When should you start thinking about estate planning?

The answer is unique to you and your situation. As you age and accumulate assets, you may be more inclined to start thinking about how to protect what you’ve worked for.  Steiner suggested that a person’s family situation usually plays into his or her decision to get started with an estate plan. He notes, “It might be when [you] have a spouse, but for most people, I think it’s certainly when they have a child, since you have to decide, if you’re not around, who’s going to take care of that child? And if you leave money to a child, and the child can’t manage money, you have to decide who’s going to be the trustee for the child’s money.”
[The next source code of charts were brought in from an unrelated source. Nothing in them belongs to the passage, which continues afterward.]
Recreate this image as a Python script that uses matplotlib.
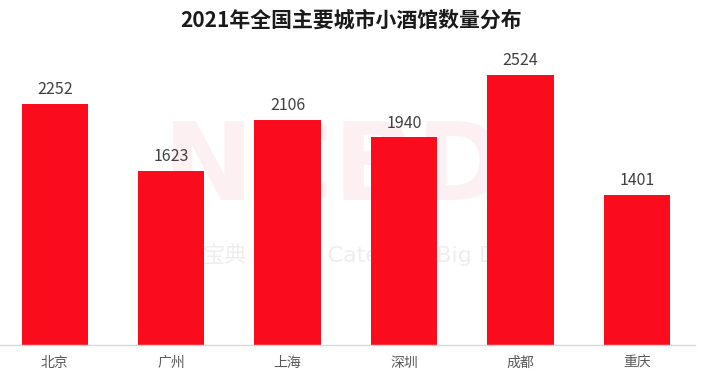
import matplotlib.pyplot as plt

cities = ['北京', '广州', '上海', '深圳', '成都', '重庆']
counts = [2252, 1623, 2106, 1940, 2524, 1401]

plt.rcParams['font.family'] = ['Noto Sans CJK SC', 'DejaVu Sans']

fig = plt.figure(figsize=(7.02, 3.85), dpi=100)
ax = fig.add_axes([0.0, 0.104, 0.99, 0.766])

# faint watermark behind the bars
ax.text(163 / 702, 1 - 200 / 385, 'NCBD', transform=fig.transFigure, fontsize=78,
        fontweight='bold', family='DejaVu Sans', color='#FDF0F2',
        ha='left', va='baseline', zorder=0)
ax.text(203 / 702, 1 - 262 / 385, '宝典', transform=fig.transFigure,
        fontsize=16, color='#EEEEEE', ha='left', va='baseline', zorder=0)
ax.text(272 / 702, 1 - 262 / 385, 'New Category Big Data', transform=fig.transFigure,
        fontsize=16, family='DejaVu Sans', color='#EEEEEE', ha='left', va='baseline', zorder=0)

x = range(len(cities))
bars = ax.bar(x, counts, width=0.57, color='#FA0C1D', zorder=2)
for xi, v in zip(x, counts):
    ax.text(xi, v + 55, str(v), ha='center', va='bottom', fontsize=11.5,
            color='#404040', zorder=3)

ax.set_xlim(-0.47, 5.5)
ax.set_ylim(0, 2757)
ax.set_xticks(list(x))
ax.set_xticklabels(cities, fontsize=10, color='#595959')
ax.tick_params(axis='x', length=0, pad=8)
ax.set_yticks([])
for s in ['top', 'right', 'left']:
    ax.spines[s].set_visible(False)
ax.spines['bottom'].set_color('#D9D9D9')
ax.spines['bottom'].set_linewidth(1)

fig.text(0.5, 1 - 20 / 385, '2021年全国主要城市小酒馆数量分布', ha='center', va='center',
         fontsize=15, fontweight='bold', color='#1A1A1A')

fig.savefig('out.png', dpi=100)
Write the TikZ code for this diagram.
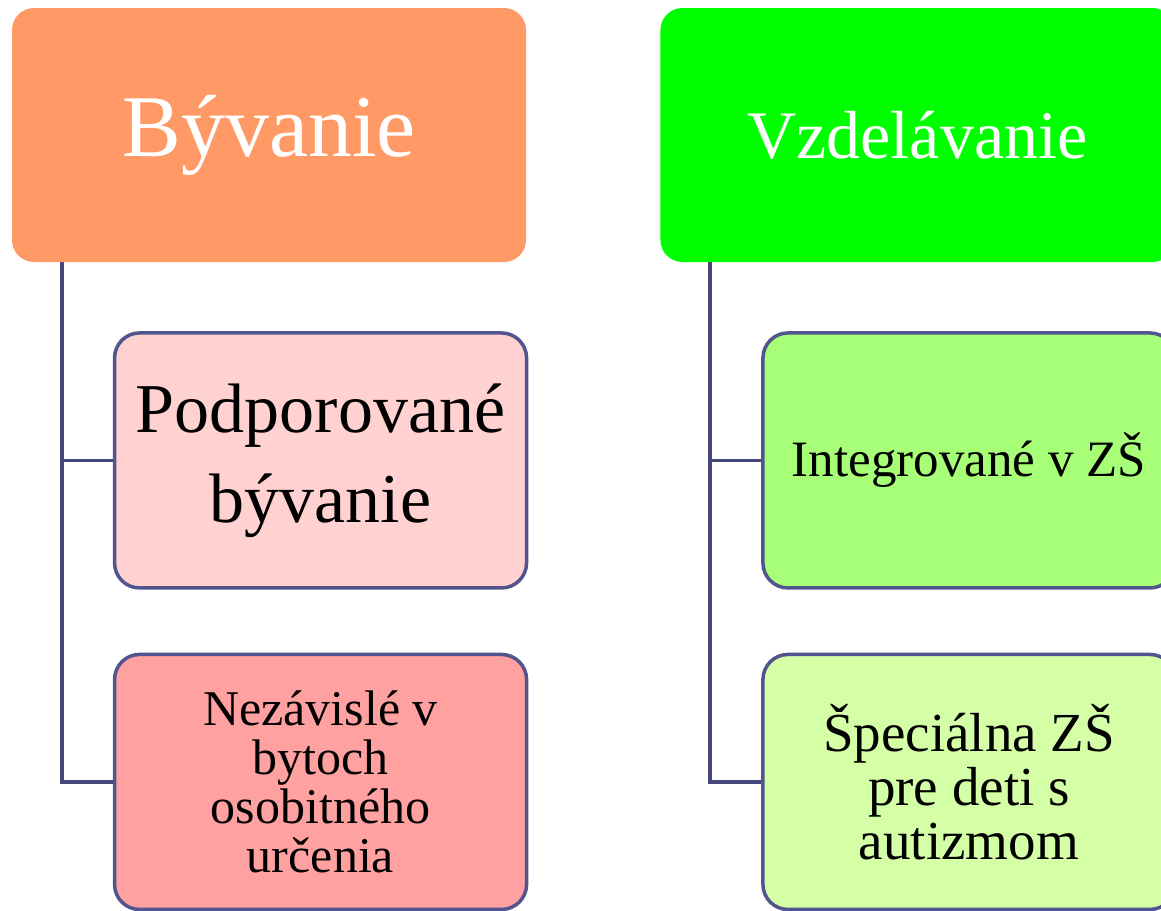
\documentclass[tikz,border=0pt]{standalone}
\usepackage{fontspec}
\setmainfont{Liberation Serif}
\usetikzlibrary{positioning}
\definecolor{headorange}{RGB}{255,153,102}
\definecolor{headgreen}{RGB}{0,255,0}
\definecolor{pinklight}{RGB}{255,209,209}
\definecolor{pinkdark}{RGB}{255,161,161}
\definecolor{greenmid}{RGB}{166,255,118}
\definecolor{greenlight}{RGB}{212,255,166}
\definecolor{boxborder}{RGB}{82,84,142}
\definecolor{treeline}{RGB}{70,72,122}
\tikzstyle{head} = [rectangle, rounded corners=22pt, minimum width=514pt,
minimum height=254pt, text=white, inner sep=0pt]
\tikzstyle{sub} = [rectangle, draw=boxborder, line width=3.5pt, rounded corners=25pt,
minimum width=412pt, minimum height=255pt, align=center, inner sep=0pt]
\tikzstyle{line} = [draw, treeline, line width=3.5pt]

\begin{document}
\begin{tikzpicture}[x=1pt, y=-1pt]
\path[use as bounding box, clip] (0,0) rectangle (1161,910);
% Place nodes
\node [head, fill=headorange, font=\fontsize{88}{100}\selectfont] (byv) at (269,135) {Bývanie};
\node [head, fill=headgreen, font=\fontsize{68}{80}\selectfont, right=134pt of byv] (vzd) {Vzdelávanie};
\node [sub, fill=pinklight, font=\fontsize{70}{90}\selectfont, anchor=north west]
  (podp) at ([xshift=101pt, yshift=-69pt]byv.south west) {Podporované\\bývanie};
\node [sub, fill=pinkdark, font=\fontsize{50}{49}\selectfont, below=63pt of podp]
  (nez) {Nezávislé v\\bytoch\\osobitného\\určenia};
\node [sub, fill=greenmid, font=\fontsize{51}{60}\selectfont, anchor=north west]
  (integ) at ([xshift=101pt, yshift=-69pt]vzd.south west) {Integrované v ZŠ};
\node [sub, fill=greenlight, font=\fontsize{55}{54}\selectfont, below=63pt of integ]
  (spec) {Špeciálna ZŠ\\pre deti s\\autizmom};

% Draw edges
\path [line] ([xshift=50pt]byv.south west) |- (podp.west);
\path [line] ([xshift=50pt]byv.south west) |- (nez.west);
\path [line] ([xshift=50pt]vzd.south west) |- (integ.west);
\path [line] ([xshift=50pt]vzd.south west) |- (spec.west);
\end{tikzpicture}
\end{document}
How should you prepare to meet with an estate planner?

As part of the estate-plan process, you will want to draw up a list of your assets, making it as complete as possible. You should include life insurance policies and retirement benefits. You also want to think about your wishes regarding family members, dependents, executors, trustees, guardians, and beneficiaries.

What are recent changes in estate planning law?

The American Taxpayer Relief Act of 2012 was approved earlier this year. Explains Steiner, “It permanently fixed the federal estate tax exempt amount at $5.25 million, as indexed for inflation. It made portability permanent, which means if I have a spouse and I don’t use my entire exempt amount, my spouse can inherit my unused exempt amount.”